> _PROMPT_:
Collect all lines containing the word "diagram" from the data.

--- Start EXERCISE DATA ---

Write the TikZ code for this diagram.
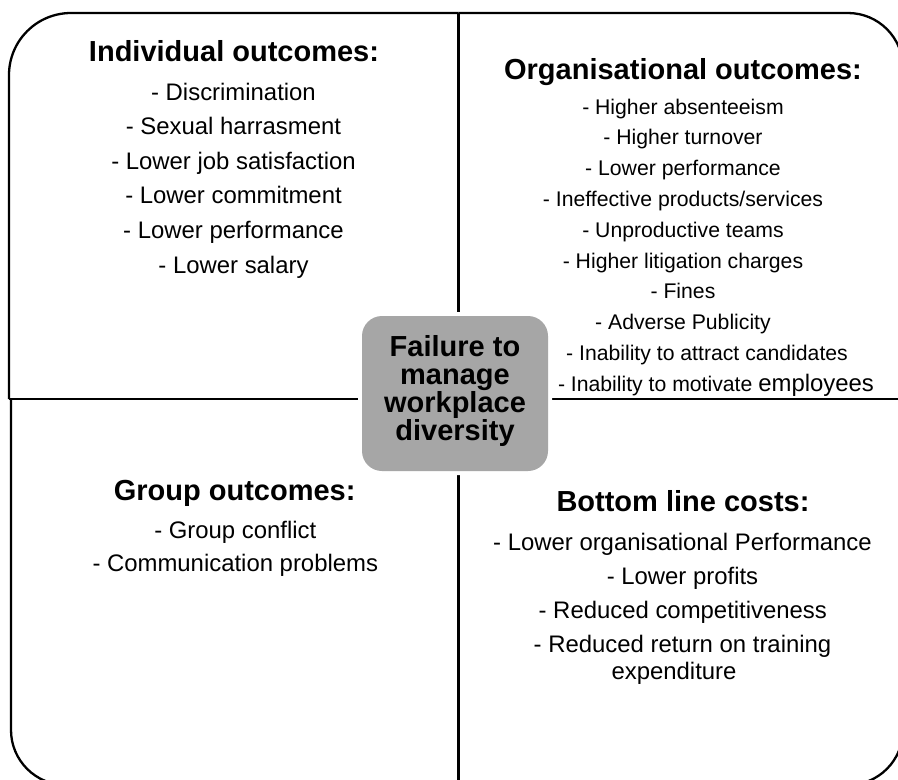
\documentclass[tikz,border=0pt]{standalone}
\usepackage{fontspec}
\setmainfont{Liberation Sans}
\definecolor{boxgray}{RGB}{166,166,166}
\tikzset{
  frame/.style={line width=2.3pt, draw=black},
  head/.style={anchor=base, inner sep=0pt, font=\fontsize{29}{34}\selectfont\bfseries},
  itemA/.style={anchor=base, inner sep=0pt, font=\fontsize{23.9}{28}\selectfont},
  itemB/.style={anchor=base, inner sep=0pt, font=\fontsize{21.2}{25}\selectfont},
  boxtext/.style={anchor=base, inner sep=0pt, font=\fontsize{29}{28}\selectfont\bfseries},
  centerbox/.style={fill=boxgray, rounded corners=20pt, minimum width=186pt,
    minimum height=155pt, inner sep=0pt, preaction={draw=white, line width=8pt}},
}
\begin{document}
\begin{tikzpicture}[x=1pt,y=-1pt]
\path[use as bounding box] (0,0) rectangle (898,780);
\clip (0,0) rectangle (898,780);
\fill[white] (0,0) rectangle (898,780);

% quadrant frames
\draw[frame, rounded corners=62pt] (9,399) -- (9,13) -- (458.5,13);
\draw[frame, rounded corners=55pt] (458.5,13) -- (903,13) -- (903,399);
\draw[frame, rounded corners=55pt] (11,399) -- (11,785) -- (458.5,785);
\draw[frame, rounded corners=55pt] (458.5,785) -- (903,785) -- (903,399);
\draw[frame] (458.5,13) -- (458.5,785);
\draw[frame] (9,399) -- (903,399);

% centre box
\node[centerbox] (box) at (455,393.5) {};
\node[boxtext] (c1) at (455,356.7) {Failure to};
\node[boxtext] (c2) at (455,384.5) {manage};
\node[boxtext] (c3) at (455,412.3) {workplace};
\node[boxtext] (c4) at (455,440.3) {diversity};

% individual outcomes
\node[head] (h1) at (234,61.7) {Individual outcomes:};
\foreach \t [count=\i] in {{- Discrimination},{- Sexual harrasment},{- Lower job satisfaction},{- Lower commitment},{- Lower performance},{- Lower salary}}
  \node[itemA] (a\i) at (233.5,{100+34.6*(\i-1)}) {\t};

% organisational outcomes
\node[head] (h2) at (683,79.3) {Organisational outcomes:};
\foreach \t [count=\i] in {{- Higher absenteeism},{- Higher turnover},{- Lower performance},{- Ineffective products/services},{- Unproductive teams},{- Higher litigation charges},{- Fines},{- Adverse Publicity}}
  \node[itemB] (b\i) at (683,{114+30.8*(\i-1)}) {\t};
\node[itemB] (b9) at (707,360.4) {- Inability to attract candidates};
\node[itemB, anchor=base west] (b10) at (557.8,391.2) {- Inability to motivate {\fontsize{23.9}{28}\selectfont employees}};

% group outcomes
\node[head] (h3) at (234.7,500) {Group outcomes:};
\node[itemA] (g1) at (235.3,538.3) {- Group conflict};
\node[itemA] (g2) at (235.3,571.7) {- Communication problems};

% bottom line costs
\node[head] (h4) at (683,511.7) {Bottom line costs:};
\node[itemA] (d1) at (682.5,550) {- Lower organisational Performance};
\node[itemA] (d2) at (682.5,584) {- Lower profits};
\node[itemA] (d3) at (682.8,618) {- Reduced competitiveness};
\node[itemA] (d4) at (682.5,652) {- Reduced return on training};
\node[itemA] (d5) at (674,679) {expenditure};
\end{tikzpicture}
\end{document}
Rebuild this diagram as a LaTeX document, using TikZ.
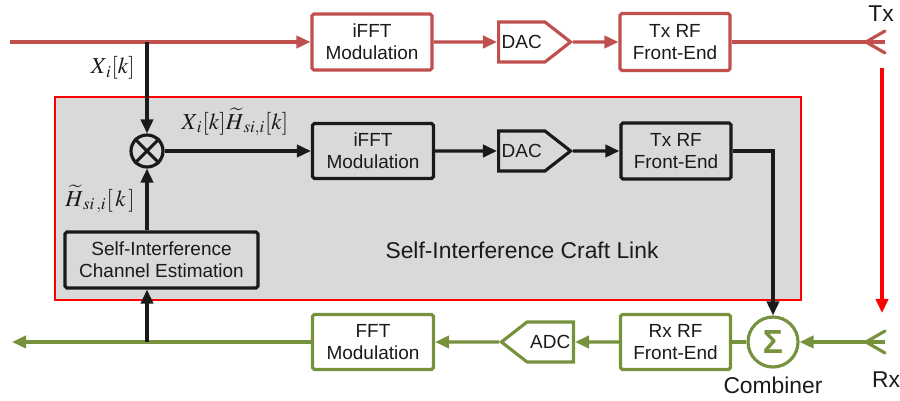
\documentclass[tikz,border=0pt]{standalone}
\usepackage{mathptmx}
\usepackage[no-math]{fontspec}
\setmainfont{Liberation Sans}
\usetikzlibrary{arrows.meta,shapes.symbols}

\definecolor{txred}{RGB}{192,80,77}
\definecolor{rxgreen}{RGB}{118,146,60}
\definecolor{craftgray}{RGB}{217,217,217}
\definecolor{ink}{RGB}{26,26,26}

\tikzset{
  every picture/.append style={x=0.02cm, y=-0.02cm},
  sigline/.style={draw=#1, line width=1.8pt},
  tip/.style={-{Triangle[length=8pt,width=7pt]}},
  blk/.style={draw=#1, line width=1.8pt, rounded corners=1pt, align=center,
    inner sep=1pt, font=\fontsize{10.8}{12.6}\selectfont, text=ink},
  conv/.style={draw=#1, line width=1.8pt, shape=signal, signal pointer angle=76,
    minimum width=1.44cm, minimum height=0.8cm, inner sep=1pt,
    font=\fontsize{10.8}{12.6}\selectfont, text=ink},
  lbl/.style={font=\fontsize{13}{15}\selectfont, text=ink},
}

\begin{document}
\begin{tikzpicture}
  \useasboundingbox (0,0) rectangle (900,401);

  % craft link
  \node[draw=red, line width=1pt, fill=craftgray, minimum width=14.92cm,
    minimum height=4.06cm] (craft) at(428,198.5){};
  \node[lbl] (craftlbl) at(522,250){Self-Interference Craft Link};

  % Tx chain
  \coordinate (tin) at(10,42);
  \coordinate (tsplit) at(147,42);
  \coordinate (tant) at(885,42);
  \node[blk=txred, fill=white, minimum width=2.4cm, minimum height=1.12cm] (tifft) at(372,42){iFFT\\Modulation};
  \node[conv=txred, fill=white, signal to=east, anchor=west] (tdac) at(497,42){DAC};
  \node[blk=txred, fill=white, minimum width=2.2cm, minimum height=1.14cm] (ttx) at(675,42){Tx RF\\Front-End};
  \draw[sigline=txred, tip] (tin) -- (tifft);
  \draw[sigline=txred, tip] (tifft) -- (tdac);
  \draw[sigline=txred, tip] (tdac) -- (ttx);
  \draw[sigline=txred] (ttx) -- (tant);
  \draw[sigline=txred, line cap=round, line join=round] (885,31) -- (866,42) -- (885,53);
  \node[lbl] (txlbl) at(881,14){Tx};

  % leakage
  \coordinate (lk1) at(882,68);
  \coordinate (lk2) at(882,313);
  \draw[sigline=red, tip] (lk1) -- (lk2);

  % inner chain
  \node[circle, draw=ink, line width=1.8pt, minimum size=0.64cm, inner sep=0pt] (mix) at(147,151){};
  \draw[ink, line width=1.8pt] (mix.north west) -- (mix.south east) (mix.north east) -- (mix.south west);
  \node[blk=ink, minimum width=2.42cm, minimum height=1.1cm] (iifft) at(373,151){iFFT\\Modulation};
  \node[conv=ink, signal to=east, anchor=west] (idac) at(497,151){DAC};
  \node[blk=ink, minimum width=2.2cm, minimum height=1.12cm] (itx) at(676,151){Tx RF\\Front-End};
  \node[blk=ink, minimum width=3.86cm, minimum height=1.12cm] (est) at(161.5,260){Self-Interference\\Channel Estimation};
  \draw[sigline=ink, tip] (tsplit) -- (mix);
  \draw[sigline=ink, tip] (mix) -- (iifft);
  \draw[sigline=ink, tip] (iifft) -- (idac);
  \draw[sigline=ink, tip] (idac) -- (itx);
  \draw[sigline=ink, tip] (mix |- est.north) -- (mix);

  \node[lbl, anchor=east] (xlbl) at(141,68){$X_{\,i}[k]$};
  \node[lbl] (ylbl) at(235,122){$X_{\,i}[k]\widetilde{H}_{\,si,i}[k]$};
  \node[lbl, anchor=east] (hlbl) at(141,199){$\widetilde{H}_{\,si\,,i}[\,k\,]$};

  % Rx chain
  \coordinate (rant) at(885,342);
  \coordinate (rsplit) at(147,342);
  \coordinate (rout) at(12,342);
  \node[circle, draw=rxgreen, line width=1.8pt, minimum size=1cm, inner sep=0pt, text=rxgreen,
    font=\fontsize{19}{19}\selectfont\bfseries] (comb) at(773,342){Σ};
  \node[blk=rxgreen, fill=white, minimum width=2.2cm, minimum height=1.1cm] (rxrf) at(675.5,342){Rx RF\\Front-End};
  \node[conv=rxgreen, fill=white, signal to=west, anchor=east] (adc) at(575,342){ADC};
  \node[blk=rxgreen, fill=white, minimum width=2.42cm, minimum height=1.1cm] (fft) at(373,342){FFT\\Modulation};
  \draw[sigline=rxgreen, tip] (rant) -- (comb);
  \draw[sigline=rxgreen] (comb) -- (rxrf);
  \draw[sigline=rxgreen, tip] (rxrf) -- (adc);
  \draw[sigline=rxgreen, tip] (adc) -- (fft);
  \draw[sigline=rxgreen, tip] (fft) -- (rout);
  \draw[sigline=rxgreen, line cap=round, line join=round] (885,331) -- (866,342) -- (885,353);
  \node[lbl] (rxlbl) at(886,380){Rx};
  \node[lbl] (comblbl) at(773,385){Combiner};

  \draw[sigline=ink, tip] (itx) -| (comb);
  \draw[sigline=ink, tip] (rsplit) -- (mix |- est.south);
\end{tikzpicture}
\end{document}
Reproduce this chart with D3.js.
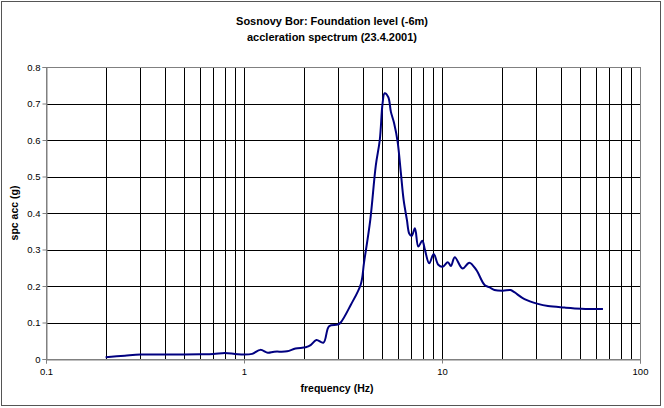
<!DOCTYPE html>
<html><head><meta charset="utf-8">
<script src="https://cdn.jsdelivr.net/npm/d3@7"></script>
<style>body{margin:0;background:#fff}svg{display:block}text{font-family:"Liberation Sans",Arial,sans-serif;fill:#000}</style>
</head><body>
<svg id="c" width="664" height="408"></svg>
<script>
const titleLines = ["Sosnovy Bor: Foundation level (-6m)", "accleration spectrum (23.4.2001)"];
const xTitle = "frequency (Hz)";
const yTitle = "spc acc (g)";
const xTickValues = [0.1, 1, 10, 100];
const xTickLabels = ["0.1", "1", "10", "100"];
const yTickValues = [0, 0.1, 0.2, 0.3, 0.4, 0.5, 0.6, 0.7, 0.8];
const yTickLabels = ["0", "0.1", "0.2", "0.3", "0.4", "0.5", "0.6", "0.7", "0.8"];
const freq = [0.2,0.25,0.3,0.4,0.5,0.6,0.7,0.8,0.9,1.0,
  1.1,1.21,1.32,1.42,1.65,1.82,2.05,2.17,2.32,2.52,
  2.69,2.97,3.08,3.46,3.89,4.04,4.34,4.63,4.85,5.01,
  5.13,5.35,5.52,5.73,5.97,6.2,6.4,6.65,6.83,7.03,
  7.3,7.59,7.95,8.2,8.62,9.08,9.58,10.08,10.7,11.1,
  11.6,12.7,13.75,14.9,16.4,17.4,18.4,20.3,22.2,23.2,
  26.1,30.5,34.3,41.6,50.6,65];
const acc = [0.005,0.009,0.012,0.0125,0.0125,0.0128,0.0135,0.0165,0.014,0.012,
  0.014,0.025,0.017,0.02,0.021,0.029,0.032,0.038,0.052,0.045,
  0.09,0.094,0.1,0.148,0.205,0.265,0.38,0.53,0.6,0.70,
  0.728,0.718,0.677,0.646,0.595,0.509,0.436,0.381,0.344,0.337,
  0.358,0.308,0.324,0.299,0.262,0.288,0.258,0.253,0.265,0.255,
  0.279,0.248,0.264,0.244,0.203,0.196,0.189,0.187,0.189,0.183,
  0.164,0.151,0.145,0.141,0.138,0.137];

const svg = d3.select("#c");
const L = 46, R = 640, T = 67, B = 359;
const x = d3.scaleLog().domain([0.1, 100]).range([L, R]);
const y = d3.scaleLinear().domain([0, 0.8]).range([B, T]);

// outer border
svg.append("rect").attr("x", 1.5).attr("y", 1.5).attr("width", 659).attr("height", 404)
  .attr("fill", "none").attr("stroke", "#555").attr("stroke-width", 1);

// vertical gridlines (minor + major)
const vgrid = [];
[0.1, 1, 10].forEach(d => { for (let k = 1; k <= 9; k++) { const v = d * k; if (v > 0.1) vgrid.push(v); } });
svg.append("g").selectAll("line").data(vgrid).join("line")
  .attr("x1", d => Math.round(x(d)) + 0.5).attr("x2", d => Math.round(x(d)) + 0.5)
  .attr("y1", T).attr("y2", B).attr("stroke", "#000").attr("stroke-width", 1);
// horizontal gridlines
svg.append("g").selectAll("line").data(yTickValues.filter(v => v > 0)).join("line")
  .attr("x1", L).attr("x2", R)
  .attr("y1", d => Math.round(y(d)) + 0.5).attr("y2", d => Math.round(y(d)) + 0.5)
  .attr("stroke", "#000").attr("stroke-width", 1);

// plot frame
svg.append("rect").attr("x", L + 0.5).attr("y", Math.round(T) + 0.5)
  .attr("width", R - L).attr("height", B - T)
  .attr("fill", "none").attr("stroke", "#808080");

// axes
const xAxis = d3.axisBottom(x).tickValues(xTickValues).tickFormat((d, i) => xTickLabels[i]).tickSize(4).tickPadding(5);
const gx = svg.append("g").attr("transform", `translate(0,${B + 0.5})`).call(xAxis);
gx.select(".domain").attr("stroke", "#808080");
gx.selectAll(".tick line").attr("stroke", "#808080");
gx.selectAll("text").style("font-size", "9.5px").attr("fill", "#000");

const yAxis = d3.axisLeft(y).tickValues(yTickValues).tickFormat((d, i) => yTickLabels[i]).tickSize(4).tickPadding(2);
const gy = svg.append("g").attr("transform", `translate(${L + 0.5},0)`).call(yAxis);
gy.select(".domain").attr("stroke", "#808080");
gy.selectAll(".tick line").attr("stroke", "#808080");
gy.selectAll("text").style("font-size", "9.5px").attr("fill", "#000");

// series
const data = freq.map((f, i) => ({ f, v: acc[i] }));
const line = d3.line().x(d => x(d.f)).y(d => y(d.v)).curve(d3.curveCatmullRom.alpha(0.5));
svg.append("path").datum(data).attr("d", line)
  .attr("fill", "none").attr("stroke", "#000080").attr("stroke-width", 2);

// titles
svg.append("text").attr("x", 332).attr("y", 25).attr("text-anchor", "middle")
  .style("font-size", "11px").style("font-weight", "bold").text(titleLines[0]);
svg.append("text").attr("x", 332).attr("y", 41).attr("text-anchor", "middle")
  .style("font-size", "11px").style("font-weight", "bold").text(titleLines[1]);
svg.append("text").attr("x", 337).attr("y", 392).attr("text-anchor", "middle")
  .style("font-size", "10.5px").style("font-weight", "bold").text(xTitle);
svg.append("text").attr("transform", `translate(18,${(T + B) / 2}) rotate(-90)`).attr("text-anchor", "middle")
  .style("font-size", "10.5px").style("font-weight", "bold").text(yTitle);
</script>
</body></html>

--- End EXERCISE DATA ---

> _RESPONSE FOR THIS EXERCISE_:
Write the TikZ code for this diagram.
Rebuild this diagram as a LaTeX document, using TikZ.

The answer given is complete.